The process works by slowing things down just enough to see the business clearly again. Through preparation, guided conversation, and thoughtful synthesis, the Intensive helps surface the real sources of friction, decision fatigue, and misalignment that often stay hidden when you are buried in day-to-day execution.
Rather than prescribing tactics or quick fixes, the goal is to rebuild clarity around priorities, messaging, and direction so future decisions feel steadier and more confident.
This approach reflects a core value I hold deeply: responsible growth matters. Growth that is built on clarity protects the business, the people inside it, and the community it serves. When clarity leads, execution becomes simpler, marketing becomes more focused, and growth becomes sustainable instead of exhausting.
When a Clarity Intensive Becomes the Right Next Step
A Clarity Intensive is most helpful when working harder is no longer producing better outcomes.
It often becomes the right next step when a business owner feels pulled in multiple directions, when marketing feels heavier instead of more effective, or when important decisions keep resurfacing without resolution. It is also valuable when growth is happening, but the direction no longer feels as grounded as it once did.
The purpose is not to solve everything at once. The purpose is to create enough clarity that the next season of the business is led intentionally rather than reactively.
For some business owners, reflection and small adjustments are enough to regain momentum. For others, clarity requires dedicated space, an outside perspective, and a structured way to make sense of what has changed.
The Intensive exists for that moment. It is designed to stand on its own, whether or not any additional work follows, because clarity itself is the outcome.
What To Do If You Are Not Ready for a Clarity Intensive
Not every business owner is ready for a formal clarity engagement immediately, and not everyone needs one right away. There are still meaningful steps you can take to reduce friction and regain footing without adding more to your plate.
The most important shift is to stop adding and start paying closer attention.
Start by pausing execution before introducing anything new. Before launching a new offer, campaign, platform, or initiative, ask yourself what problem you are trying to solve by doing it. If the answer feels vague, that is a sign clarity is missing, not momentum.
Next, pay attention to the decisions that keep resurfacing.
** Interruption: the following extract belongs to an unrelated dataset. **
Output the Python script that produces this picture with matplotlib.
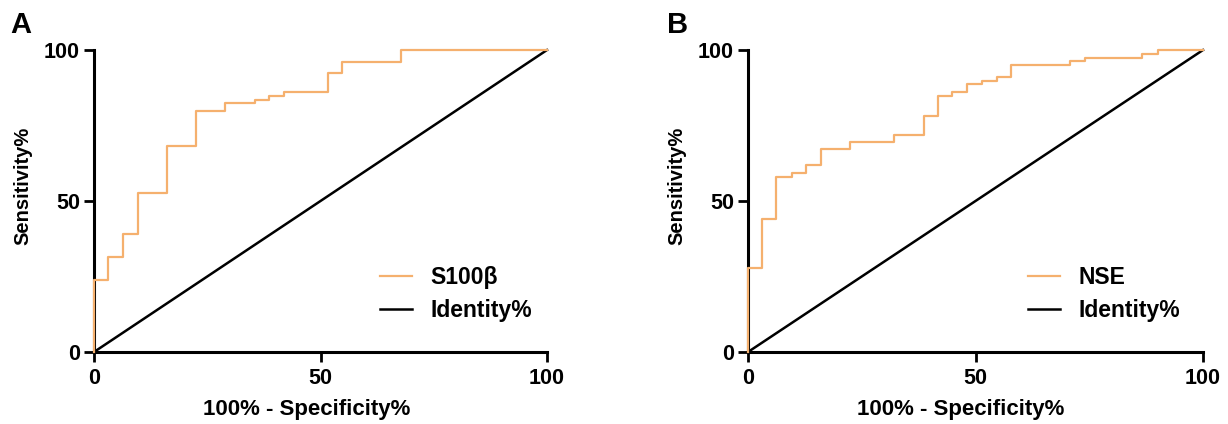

Pricing, audience focus, growth direction, your role in the business. Decisions that keep coming back are rarely random. They often point directly to where clarity has faded.
It can also be helpful to separate effort from effectiveness. Take an honest look at where your time is going. What feels effort intense but low impact? What brings relief or confidence when you do it? What drains energy without moving the business forward? This is not about optimization. It is about awareness.
Another place to look is your core message. Many businesses struggle not because they lack marketing, but because their message no longer reflects who they are today. If explaining what you do feels complicated or outdated, clarity work is needed before more promotion.
Finally, give yourself permission to let priorities change. Growth often requires releasing things that once worked. Letting go of outdated priorities is not regression. It is responsible leadership.
Effort Still Matters, But It Cannot Lead Anymore
Effort is not the enemy. Discipline and execution still matter.
But at a certain stage of business, clarity becomes the foundation those things depend on.
If you have been pushing harder and wondering why it is no longer working the way it used to, consider this an invitation to pause. Not because you are failing, but because the business is asking for a different kind of leadership now.
Clarity does not slow progress. It ensures the direction is right before you accelerate.
And that shift alone can change everything.